From: Ulrich Eckhardt (doomster_at_[hidden])
Date: 2008-02-10 11:53:21
On Friday 08 February 2008 21:33, Jos Hickson wrote:
> On 08/02/2008, Anthony Williams <anthony_w.geo_at_[hidden]> wrote:
> > Clark Sims <clark_sims_boost <at> yahoo.com> writes:
> > > I would like it to deadlock on windows, because I just wrote a large
> > > header
> > file, which assumes that a
> > > deadlock will occur. In fact, I don't know how I am going to program
> > > mutex's and locks, if they act like
> > > recursive locks on windows, but scoped locks on linux.

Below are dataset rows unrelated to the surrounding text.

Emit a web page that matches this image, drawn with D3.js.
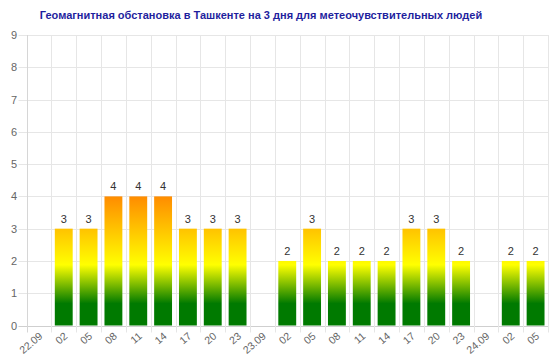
<!DOCTYPE html>
<html>
<head>
<meta charset="utf-8">
<script src="https://cdn.jsdelivr.net/npm/d3@7"></script>
<style>
  html, body { margin: 0; padding: 0; background: #fff; }
  svg { display: block; }
</style>
</head>
<body>
<svg id="chart" width="560" height="356"></svg>
<script>
const title = "Геомагнитная обстановка в Ташкенте на 3 дня для метеочувствительных людей";
const categories = ["22.09","02","05","08","11","14","17","20","23","23.09","02","05","08","11","14","17","20","23","24.09","02","05"];
const values = [null,3,3,4,4,4,3,3,3,null,2,3,2,2,2,3,3,2,null,2,2];
const yTicks = [0,1,2,3,4,5,6,7,8,9];

const svg = d3.select("#chart");
const W = 560, H = 356;
const m = {left: 26.5, right: 12, top: 35, bottom: 30.5};
const plotR = W - m.right, plotB = H - m.bottom;

const x = d3.scaleBand().domain(d3.range(categories.length)).range([m.left, plotR]).padding(0);
const y = d3.scaleLinear().domain([0, 9]).range([plotB, m.top]);

// gradient
const defs = svg.append("defs");
const grad = defs.append("linearGradient")
  .attr("id", "barGrad").attr("gradientUnits", "userSpaceOnUse")
  .attr("x1", 0).attr("x2", 0).attr("y1", y(0)).attr("y2", y(4));
[[0, "#007a00"], [0.17, "#007a00"], [0.47, "#ffff00"], [1, "#ff8c00"]].forEach(([o, c]) =>
  grad.append("stop").attr("offset", o).attr("stop-color", c));

// Title
svg.append("text")
  .attr("x", 261).attr("y", 18.5)
  .attr("text-anchor", "middle")
  .attr("font-family", "Liberation Sans, Arial, sans-serif")
  .attr("font-weight", "bold").attr("font-size", 11)
  .attr("fill", "#1f1f9e")
  .text(title);

// horizontal grid
svg.append("g").selectAll("line").data(yTicks).join("line")
  .attr("x1", m.left - 8).attr("x2", plotR)
  .attr("y1", d => Math.round(y(d)) + 0.5).attr("y2", d => Math.round(y(d)) + 0.5)
  .attr("stroke", d => d === 0 ? "#cfcfcf" : "#e6e6e6").attr("stroke-width", 1);

// vertical grid (between categories)
const vx = d3.range(categories.length + 1).map(i => m.left + i * x.step());
svg.append("g").selectAll("line").data(vx).join("line")
  .attr("x1", d => Math.round(d) + 0.5).attr("x2", d => Math.round(d) + 0.5)
  .attr("y1", m.top).attr("y2", plotB + 7)
  .attr("stroke", (d, i) => i === 0 ? "#d6d6d6" : "#e6e6e6").attr("stroke-width", 1);

// y axis labels
svg.append("g").selectAll("text").data(yTicks).join("text")
  .attr("x", 17).attr("y", d => y(d) + 4)
  .attr("text-anchor", "end")
  .attr("font-family", "Liberation Sans, Arial, sans-serif").attr("font-size", 11)
  .attr("fill", "#666")
  .text(d => d);

// bars
const bw = x.step() * 0.72;
const barData = values.map((v, i) => ({i, v})).filter(d => d.v !== null);
svg.append("g").selectAll("rect").data(barData).join("rect")
  .attr("x", d => x(d.i) + (x.step() - bw) / 2)
  .attr("width", bw)
  .attr("y", d => y(d.v))
  .attr("height", d => y(0) - y(d.v))
  .attr("fill", "url(#barGrad)");

// value labels
svg.append("g").selectAll("text").data(barData).join("text")
  .attr("x", d => x(d.i) + x.step() / 2)
  .attr("y", d => y(d.v) - 6)
  .attr("text-anchor", "middle")
  .attr("font-family", "Liberation Sans, Arial, sans-serif").attr("font-size", 11)
  .attr("fill", "#333")
  .text(d => d.v);

// x labels
svg.append("g").selectAll("text").data(categories).join("text")
  .attr("transform", (d, i) => `translate(${x(i) + x.step() / 2 + 2},${plotB + 9}) rotate(-40)`)
  .attr("text-anchor", "end")
  .attr("dy", "0.35em")
  .attr("font-family", "Liberation Sans, Arial, sans-serif").attr("font-size", 10.5)
  .attr("fill", "#666")
  .text(d => d);
</script>
</body>
</html>
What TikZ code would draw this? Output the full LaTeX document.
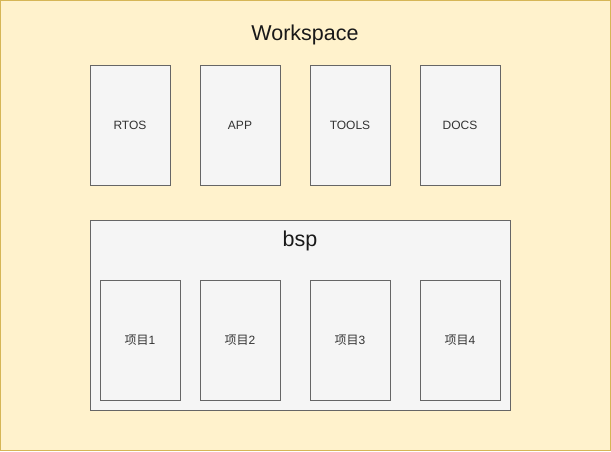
\documentclass[tikz,border=0pt]{standalone}
\usepackage{fontspec}
\setmainfont{Liberation Sans}
\newfontfamily\cjk{Noto Sans CJK SC}
\usetikzlibrary{positioning}
\definecolor{PaperYellow}{HTML}{FFF2CC}
\definecolor{PaperEdge}{HTML}{D6B656}
\definecolor{BoxGray}{HTML}{F5F5F5}
\definecolor{BoxEdge}{HTML}{666666}
\definecolor{LabelGray}{HTML}{333333}

\begin{document}
\begin{tikzpicture}[
        x=1pt, y=-1pt,
        node distance=30pt,
        module/.style={rectangle, draw=BoxEdge, fill=BoxGray, line width=1pt, outer sep=0pt, minimum width=80pt, minimum height=120pt, inner sep=0pt, text=LabelGray, font=\fontsize{12}{14}\selectfont},
        group/.style={rectangle, draw=BoxEdge, fill=BoxGray, line width=1pt, outer sep=0pt, minimum width=420pt, minimum height=190pt, inner sep=0pt},
        heading/.style={text=black!90, font=\fontsize{21.5}{25}\selectfont, inner sep=0pt}
    ]
        \useasboundingbox (0,0) rectangle (611,451);
        \draw [fill=PaperYellow, draw=PaperEdge, line width=1pt] (0.5,0.5) rectangle (610.5,450.5);
        \node [heading] (ws) at (305,35) {Workspace};

        % top row
        \node [module] (rtos) at (130,125) {RTOS};
        \node [module, right=of rtos] (app) {APP};
        \node [module, right=of app] (tools) {TOOLS};
        \node [module, right=of tools] (docs) {DOCS};

        % bsp group
        \node [group] (bsp) at (300,315) {};
        \node [heading] (bsptitle) at (300,241) {bsp};
        \node [module] (p1) at (140,340) {{\cjk 项目}1};
        \node [module, right=20pt of p1] (p2) {{\cjk 项目}2};
        \node [module, right=of p2] (p3) {{\cjk 项目}3};
        \node [module, right=of p3] (p4) {{\cjk 项目}4};
    \end{tikzpicture}
\end{document}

> > The new boost 1.35 implementation of mutexes on Windows are not
> > recursive, and will also deadlock on this code.
How so? And is there a rationale for that?
> > However, as others have said, there is no sensible use for code that
> > deadlocks --- once you have a deadlock, your code is dead.
> There may be no use for code that deadlocks but it is very useful when
> doing cross-platform development if the behaviour of mutexes are the
> same especially if the primary development platform is Windows so that
> you only then see the deadlocks when you switch to Linux.
I'm currently working on a codebase that is way too multithreaded and not
really correctly designed. One idea I came across there is that Boost's
threading library could offer a diagnostic mode, just like STLport's debug
mode with checked iterators. This could be used to detect undefined
behaviour, like e.g. locking a non-recursive mutex recursively or maybe even
to detect deadlocks (How I wish there was something like that!) in a running
> > It is an implementation detail how the thread library behaves when you
> > are trying to lock a non-recursive mutex recursively.
Just wondering, but isn't it rather called 'undefined behaviour'? I mean the
distinction is important, because invoking UB is definitely bad, while IDB is
bearable and just a problem of portability.